Stuart_Armstrong 12 Jul 2022 10:13 UTC
LW: 30 AF: 12
7
AF
Hey, thanks for posting this!

And I apologise—I seem to have again failed to communicate what we’re doing here :-(

“Get the AI to ask for labels on ambiguous data”

Having the AI ask is a minor aspect of our current methods, that I’ve repeatedly tried to de-emphasise (though it does turn it to have an unexpected connection with interpretability). What we’re trying to do is:
1. Get the AI to generate candidate extrapolations of its reward data, that include human-survivable candidates.
2. Select among these candidates to get a human-survivable ultimate reward functions.
Possible selection processes include being conservative (see here for how that might work: https://www.lesswrong.com/posts/PADPJ3xac5ogjEGwA/defeating-goodhart-and-the-closest-unblocked-strategy ), asking humans and then extrapolating the process of what human-answering should idealise to (some initial thoughts on this here: https://www.lesswrong.com/posts/BeeirdrMXCPYZwgfj/the-blue-minimising-robot-and-model-splintering), removing some of the candidates on syntactic ground (e.g. wireheading, which I’ve written quite a bit on how it might be syntactically defined). There are some other approaches we’ve been considering, but they’re currently under-developed.

But all those methods will fail if the AI can’t generate human-survivable extrapolations of its reward training data. That is what we are currently most focused on. And, given our current results on toy models and a recent literature review, my impression is that there has been almost no decent applicable research done in this area to date.

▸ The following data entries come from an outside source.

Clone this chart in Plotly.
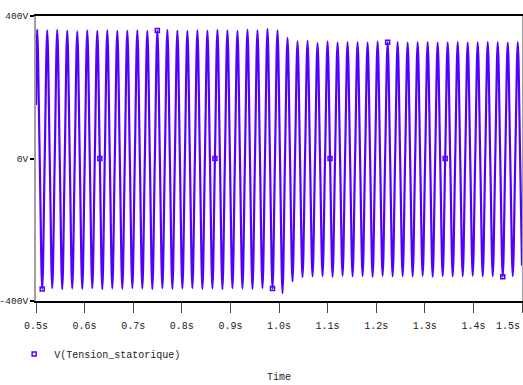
import plotly.graph_objects as go

# Times (s) of the positive peaks
peak_times = [0.5025, 0.5231, 0.5437, 0.5643, 0.5849, 0.6055, 0.6261, 0.6467, 0.6673, 0.6879,
              0.7085, 0.7291, 0.7497, 0.7703, 0.7909, 0.8115, 0.8321, 0.8527, 0.8733, 0.8939,
              0.9145, 0.9351, 0.9557, 0.9763, 0.9969, 1.0175, 1.0381, 1.0587, 1.0793, 1.0999,
              1.1205, 1.1411, 1.1617, 1.1823, 1.2029, 1.2235, 1.2441, 1.2647, 1.2853, 1.3059,
              1.3265, 1.3471, 1.3677, 1.3883, 1.4089, 1.4295, 1.4501, 1.4707, 1.4913]
# Positive peak values (V)
pos_peak = [362, 360, 361, 359, 357, 360, 358, 360, 358, 359,
            360, 358, 359, 361, 359, 358, 360, 359, 361, 360,
            358, 362, 360, 364, 360, 339, 329, 330, 324, 328,
            325, 327, 326, 325, 328, 326, 327, 325, 326, 327,
            325, 326, 327, 325, 326, 327, 326, 325, 327]
# Negative peak values (V), one between each pair of positive peaks
neg_peak = [-366, -364, -367, -365, -366, -364, -367, -365, -366, -364,
            -365, -367, -364, -366, -365, -364, -366, -365, -367, -364,
            -365, -366, -364, -365, -378, -345, -333, -331, -330, -332,
            -329, -331, -330, -332, -329, -331, -330, -331, -329, -332,
            -330, -331, -330, -329, -331, -330, -332, -330]
start_point = (0.5, 150)
end_point = (1.5, -300)

x_ticks = [0.5, 0.6, 0.7, 0.8, 0.9, 1.0, 1.1, 1.2, 1.3, 1.4, 1.5]
x_labels = ["0.5s", "0.6s", "0.7s", "0.8s", "0.9s", "1.0s", "1.1s", "1.2s", "1.3s", "1.4s", "1.5s"]
y_ticks = [-400, 0, 400]
y_labels = ["-400V", "0V", "400V"]

# Build the sample list: peaks, zero crossings, troughs
xs = [start_point[0]]
ys = [start_point[1]]
for k, tp in enumerate(peak_times):
    xs.append(tp); ys.append(pos_peak[k])
    if k < len(neg_peak):
        tn = (tp + peak_times[k + 1]) / 2
        xs.append((tp + tn) / 2); ys.append(0)
        xs.append(tn); ys.append(neg_peak[k])
        xs.append((tn + peak_times[k + 1]) / 2); ys.append(0)
xs.append((peak_times[-1] + end_point[0]) / 2 + 0.0005); ys.append(0)
xs.append(end_point[0]); ys.append(end_point[1])

color = "rgb(85,0,255)"
mono = "Liberation Mono"
txt = "#222222"

fig = go.Figure()
fig.add_trace(go.Scatter(
    x=xs, y=ys, mode="lines", line=dict(color=color, width=2.2, shape="spline", smoothing=1.0),
    showlegend=False, hoverinfo="skip"))
# PSpice trace symbols on some points of the trace
mx = [xs[i] for i in range(3, len(xs), 23)]
my = [ys[i] for i in range(3, len(ys), 23)]
fig.add_trace(go.Scatter(
    x=mx, y=my, mode="markers", name="V(Tension_statorique)", hoverinfo="skip",
    marker=dict(symbol="square-open", size=4, color=color, line=dict(width=1.5, color=color))))

# last tick label is drawn right-aligned at the plot edge (as in the original)
shown_labels = x_labels[:-1] + [""]
annotations = [dict(text=x_labels[-1], xref="x", yref="paper", x=x_ticks[-1], y=-0.088,
                    xanchor="right", yanchor="middle", showarrow=False,
                    font=dict(family=mono, size=10, color=txt)),
               dict(text="Time", xref="paper", yref="paper", x=0.5, y=-0.27,
                    xanchor="center", yanchor="middle", showarrow=False,
                    font=dict(family=mono, size=10, color=txt))]

fig.update_layout(
    width=523, height=385,
    margin=dict(l=36, r=1, t=16, b=84, autoexpand=False),
    plot_bgcolor="white", paper_bgcolor="white",
    font=dict(family=mono, size=10, color=txt),
    showlegend=True,
    legend=dict(x=-0.045, xanchor="left", y=-0.186, yanchor="middle",
                font=dict(family=mono, size=10, color=txt),
                bgcolor="rgba(0,0,0,0)", itemwidth=30),
    xaxis=dict(range=[0.5, 1.5], tickvals=x_ticks, ticktext=shown_labels,
               showline=True, linecolor="black", linewidth=2, mirror=True,
               ticks="outside", ticklen=10, tickcolor="#444444", tickwidth=1,
               showgrid=False, zeroline=False, ticklabelstandoff=4, automargin=False,
               ticklabeloverflow="allow",
               tickfont=dict(family=mono, size=10, color=txt)),
    yaxis=dict(range=[-400, 400], tickvals=y_ticks, ticktext=y_labels,
               showline=True, linecolor="#a0a0a0", linewidth=2, mirror=True,
               ticks="outside", ticklen=4, tickcolor="black", tickwidth=2,
               showgrid=False, zeroline=False, ticklabelstandoff=0, automargin=False,
               ticklabeloverflow="allow",
               tickfont=dict(family=mono, size=9.5, color=txt)),
    annotations=annotations,
)

fig.write_html("out.html", config={"displayModeBar": False},
               post_script="document.body.style.margin='0';document.body.style.overflow='hidden';")
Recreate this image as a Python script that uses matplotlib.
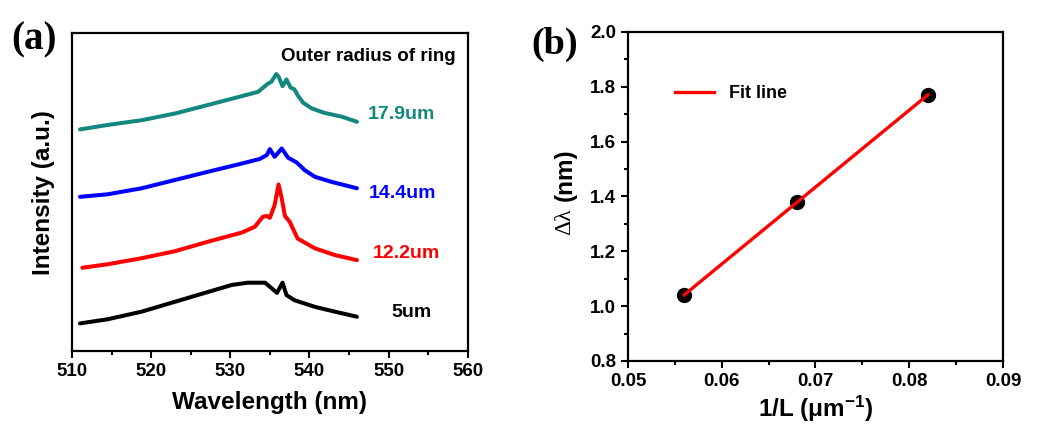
import matplotlib
matplotlib.use('Agg')
import matplotlib.pyplot as plt
from matplotlib.ticker import MultipleLocator
import numpy as np

plt.rcParams['font.family'] = ['Liberation Sans', 'DejaVu Sans']
plt.rcParams['font.weight'] = 'bold'
plt.rcParams['mathtext.fontset'] = 'custom'
plt.rcParams['mathtext.rm'] = 'Liberation Sans:bold'
plt.rcParams['mathtext.default'] = 'rm'

# ---- panel (a): PL spectra, offset vertically (arbitrary units) ----
wl_5 = [511.0, 514.5, 518.8, 523.0, 527.2, 530.2, 532.2, 534.4, 535.9, 536.6,
        537.1, 538.1, 540.7, 543.2, 546.0]
int_5 = [8.7, 10.0, 12.4, 15.5, 18.6, 20.8, 21.5, 21.5, 18.3, 21.5,
         17.6, 16.0, 13.9, 12.4, 10.8]

wl_122 = [511.3, 514.5, 518.8, 523.0, 527.2, 531.5, 533.1, 534.1, 534.6, 535.0,
          535.6, 536.1, 536.5, 536.9, 537.5, 538.5, 540.7, 543.2, 546.0]
int_122 = [26.2, 27.3, 29.2, 31.4, 34.4, 37.3, 39.1, 42.2, 42.5, 41.9,
           45.9, 52.4, 48.0, 42.5, 40.7, 35.4, 32.3, 30.2, 28.6]

wl_144 = [511.0, 514.5, 518.8, 523.0, 527.2, 531.5, 533.7, 534.6, 535.0, 535.6,
          536.5, 537.3, 538.4, 539.4, 540.7, 542.8, 546.0]
int_144 = [48.5, 49.3, 51.2, 53.8, 56.4, 59.0, 60.4, 61.6, 63.5, 61.1,
           63.7, 60.8, 59.3, 56.9, 54.8, 53.2, 51.2]

wl_179 = [511.0, 514.5, 518.8, 523.0, 527.2, 531.5, 533.5, 534.7, 535.2, 535.8,
          536.1, 536.6, 537.1, 537.6, 538.1, 538.5, 539.2, 540.3, 541.9, 544.1, 546.0]
int_179 = [69.7, 71.1, 72.6, 74.7, 77.4, 80.2, 81.5, 84.0, 84.7, 87.1,
           86.3, 83.3, 85.4, 82.9, 82.3, 80.5, 78.1, 76.3, 74.9, 73.7, 72.1]

radius_labels = ['5um', '12.2um', '14.4um', '17.9um']
curve_colors = ['black', '#ff0000', '#0000ff', '#15877f']

# ---- panel (b): splitting vs 1/L ----
inv_L = [0.056, 0.068, 0.082]
delta_lambda = [1.04, 1.38, 1.77]

fig = plt.figure(figsize=(10.44, 4.24), dpi=100)

# panel (a)
ax1 = fig.add_axes([0.069, 0.172, 0.379, 0.750])
spectra = [(wl_5, int_5), (wl_122, int_122), (wl_144, int_144), (wl_179, int_179)]
for (wl, inten), c in zip(spectra, curve_colors):
    ax1.plot(wl, inten, color=c, lw=2.9, solid_joinstyle='round',
             solid_capstyle='round')

ax1.set_xlim(510, 560)
ax1.set_ylim(0, 100)
ax1.set_yticks([])
ax1.xaxis.set_major_locator(MultipleLocator(10))
ax1.xaxis.set_minor_locator(MultipleLocator(5))
ax1.tick_params(axis='x', which='major', direction='out', length=5, width=1.5,
                labelsize=13.5, top=False)
ax1.tick_params(axis='x', which='minor', direction='out', length=3, width=1.5, top=False)
for lab in ax1.get_xticklabels():
    lab.set_fontweight('bold')
ax1.set_xlabel('Wavelength (nm)', fontsize=17.5, fontweight='bold', labelpad=8)
ax1.set_ylabel('Intensity (a.u.)', fontsize=17.5, fontweight='bold', labelpad=12)
for sp in ax1.spines.values():
    sp.set_linewidth(1.6)

ax1.text(0.97, 0.925, 'Outer radius of ring', transform=ax1.transAxes,
         ha='right', va='center', fontsize=13.5, fontweight='bold')
label_pos = [(0.857, 0.12), (0.846, 0.308), (0.836, 0.497), (0.833, 0.745)]
for lbl, c, (tx, ty) in zip(radius_labels, curve_colors, label_pos):
    ax1.text(tx, ty, lbl, transform=ax1.transAxes, ha='center', va='center',
             fontsize=14, fontweight='bold', color=c)

fig.text(0.011, 0.905, '(a)', fontsize=28, fontweight='bold',
         family='Liberation Serif', ha='left', va='center')

# panel (b)
ax2 = fig.add_axes([0.6015, 0.1486, 0.3592, 0.776])
coef = np.polyfit(inv_L, delta_lambda, 1)
fit_x = np.array([min(inv_L), max(inv_L)])
ax2.plot(inv_L, delta_lambda, 'o', color='black', ms=10, zorder=2)
ax2.plot(fit_x, np.polyval(coef, fit_x), color='#ff0000', lw=2.4, zorder=3,
         label='Fit line')

ax2.set_xlim(0.05, 0.09)
ax2.set_ylim(0.8, 2.0)
ax2.xaxis.set_major_locator(MultipleLocator(0.01))
ax2.xaxis.set_minor_locator(MultipleLocator(0.005))
ax2.yaxis.set_major_locator(MultipleLocator(0.2))
ax2.yaxis.set_minor_locator(MultipleLocator(0.1))
ax2.xaxis.set_major_formatter(plt.FuncFormatter(lambda v, p: f'{v:.2f}'))
ax2.yaxis.set_major_formatter(plt.FuncFormatter(lambda v, p: f'{v:.1f}'))
ax2.tick_params(which='major', direction='out', length=5, width=1.5, labelsize=13.5,
                top=False, right=False)
ax2.tick_params(which='minor', direction='out', length=3, width=1.5,
                top=False, right=False)
for lab in ax2.get_xticklabels() + ax2.get_yticklabels():
    lab.set_fontweight('bold')
for sp in ax2.spines.values():
    sp.set_linewidth(1.6)

ax2.set_xlabel(r'1/L ($\mathregular{\mu}$m$^{-1}$)', fontsize=17.5, fontweight='bold',
               labelpad=3)
ax2.text(-0.168, 0.4225, '\u0394\u03bb', transform=ax2.transAxes, rotation=90,
         ha='center', va='center', fontsize=17, family='Liberation Serif',
         fontweight='normal')
ax2.text(-0.168, 0.565, '(nm)', transform=ax2.transAxes, rotation=90,
         ha='center', va='center', fontsize=17.5, fontweight='bold')

leg = ax2.legend(loc='upper left', bbox_to_anchor=(0.105, 0.86), frameon=False,
                 prop={'size': 13, 'weight': 'bold'}, handlelength=2.2,
                 borderaxespad=0)

fig.text(0.509, 0.895, '(b)', fontsize=27.5, fontweight='bold',
         family='Liberation Serif', ha='left', va='center')

plt.savefig('out.png', dpi=100)
print("Created: out.png")
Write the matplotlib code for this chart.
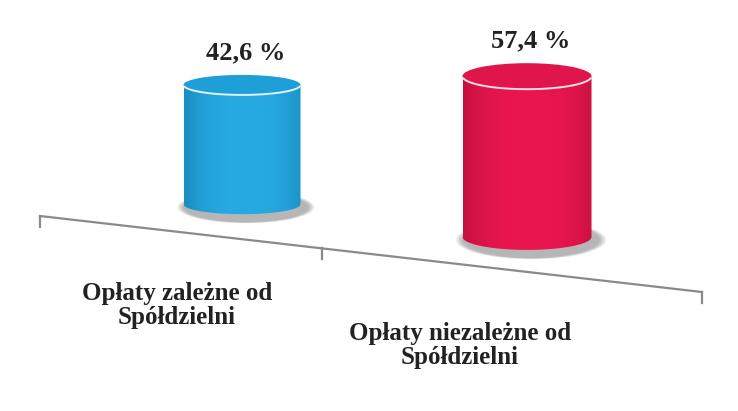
import numpy as np
import matplotlib
matplotlib.use("Agg")
import matplotlib.pyplot as plt
from matplotlib.path import Path
from matplotlib.patches import PathPatch, Ellipse

# data
categories = ["Opłaty zależne od\nSpółdzielni", "Opłaty niezależne od\nSpółdzielni"]
values = [42.6, 57.4]
value_labels = ["42,6 %", "57,4 %"]

# styles / layout (pixel space of the 738x411 picture)
colors = ["#27A9E1", "#E9164F"]
dark_colors = ["#1B8FC4", "#C8103F"]
top_colors = ["#1F9FD8", "#E0154B"]
centers_x = [242, 527]
widths = [117, 129]
ell_h = [20, 26]
px_per_unit = 2.8
line_x0, line_y0, line_x1, line_y1 = 40, 216, 702, 292
base_lift = 35

fig = plt.figure(figsize=(7.38, 4.11), dpi=100)
ax = fig.add_axes([0, 0, 1, 1])
ax.set_xlim(0, 738)
ax.set_ylim(411, 0)
ax.axis("off")


def line_y(x):
    return line_y0 + (x - line_x0) * (line_y1 - line_y0) / (line_x1 - line_x0)


def cylinder(cx, w, eh, height, col, dcol, tcol):
    yb = line_y(cx) - base_lift
    yt = yb - height
    a, b = w / 2, eh / 2
    # shadow under the base
    for k in range(6):
        s = 1 + k * 0.02
        ax.add_patch(Ellipse((cx + 4, yb + 3), w * s + 8, eh * s + 10,
                             facecolor="#6a6a6a", edgecolor="none", alpha=0.1, zorder=1))
    # body outline: bottom front arc then top front arc
    tb = np.linspace(np.pi, 0, 60)
    barc = np.column_stack([cx + a * np.cos(tb), yb + b * np.sin(tb)])
    tt = np.linspace(0, np.pi, 60)
    tarc = np.column_stack([cx + a * np.cos(tt), yt + b * np.sin(tt)])
    verts = np.vstack([barc, tarc, barc[:1]])
    patch = PathPatch(Path(verts, closed=True), facecolor="none", edgecolor="none", zorder=2)
    ax.add_patch(patch)
    # horizontal shading
    c1 = np.array(matplotlib.colors.to_rgb(col))
    c2 = np.array(matplotlib.colors.to_rgb(dcol))
    xs = np.linspace(-1, 1, 200)
    f = np.clip(np.abs(xs - 0.05) ** 3, 0, 1)[None, :, None]
    grad = c1 * (1 - f) + c2 * f
    im = ax.imshow(np.repeat(grad, 2, axis=0), extent=(cx - a, cx + a, yb + b + 1, yt - 1),
                   aspect="auto", zorder=2, interpolation="bilinear")
    im.set_clip_path(patch)
    # top ellipse + light rim
    ax.add_patch(Ellipse((cx, yt), w, eh, facecolor=tcol, edgecolor="none", zorder=3))
    tr = np.linspace(0.05 * np.pi, 0.95 * np.pi, 60)
    ax.plot(cx + a * np.cos(tr), yt + b * np.sin(tr), color="white", lw=1.4, alpha=0.85,
            zorder=4, solid_capstyle="round")
    return yt - b


font = dict(family=["Liberation Serif", "DejaVu Serif"], weight="bold", color="#222222")

for i, v in enumerate(values):
    top = cylinder(centers_x[i], widths[i], ell_h[i], v * px_per_unit,
                   colors[i], dark_colors[i], top_colors[i])
    ax.text(centers_x[i] + 4, top - 22, value_labels[i], ha="center", va="center",
            fontsize=19, **font)

# axis
ax.plot([line_x0, line_x1], [line_y0, line_y1], color="#8a8a8a", lw=1.6, zorder=1)
for tx in [line_x0, 322, line_x1]:
    ax.plot([tx, tx], [line_y(tx), line_y(tx) + 11], color="#8a8a8a", lw=1.6, zorder=1)

label_pos = [(177, 293), (460, 333)]
for (lx, ly), cat in zip(label_pos, categories):
    for j, part in enumerate(cat.split("\n")):
        ax.text(lx, ly + j * 24, part, ha="center", va="center", fontsize=18, **font)

fig.savefig("out.png", dpi=100)
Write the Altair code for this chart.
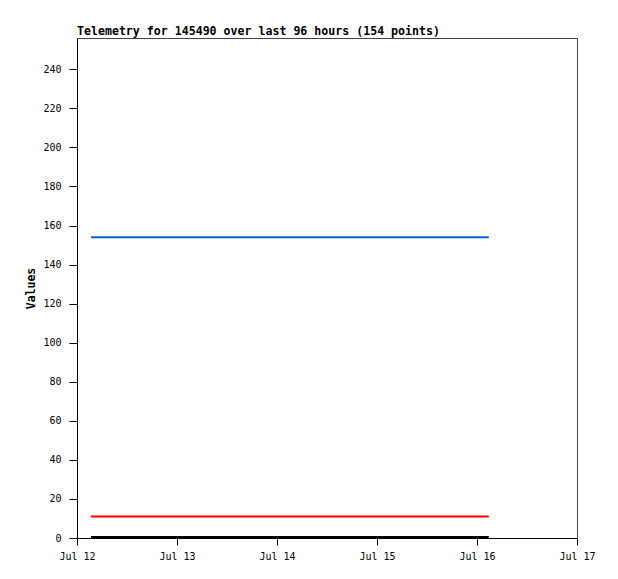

Our current results on HappyFaces are a bit simplistic, but, depressingly, they seem to be the best in the world in reward-function-extrapolation (and not just for image classification) :-(
- rgorman 12 Jul 2022 14:00 UTC
  7 points
  8
  Parent
  Thanks for writing this, Stuart.
  
  (For context, the email quote from me used in the dialogue above was written in a different context)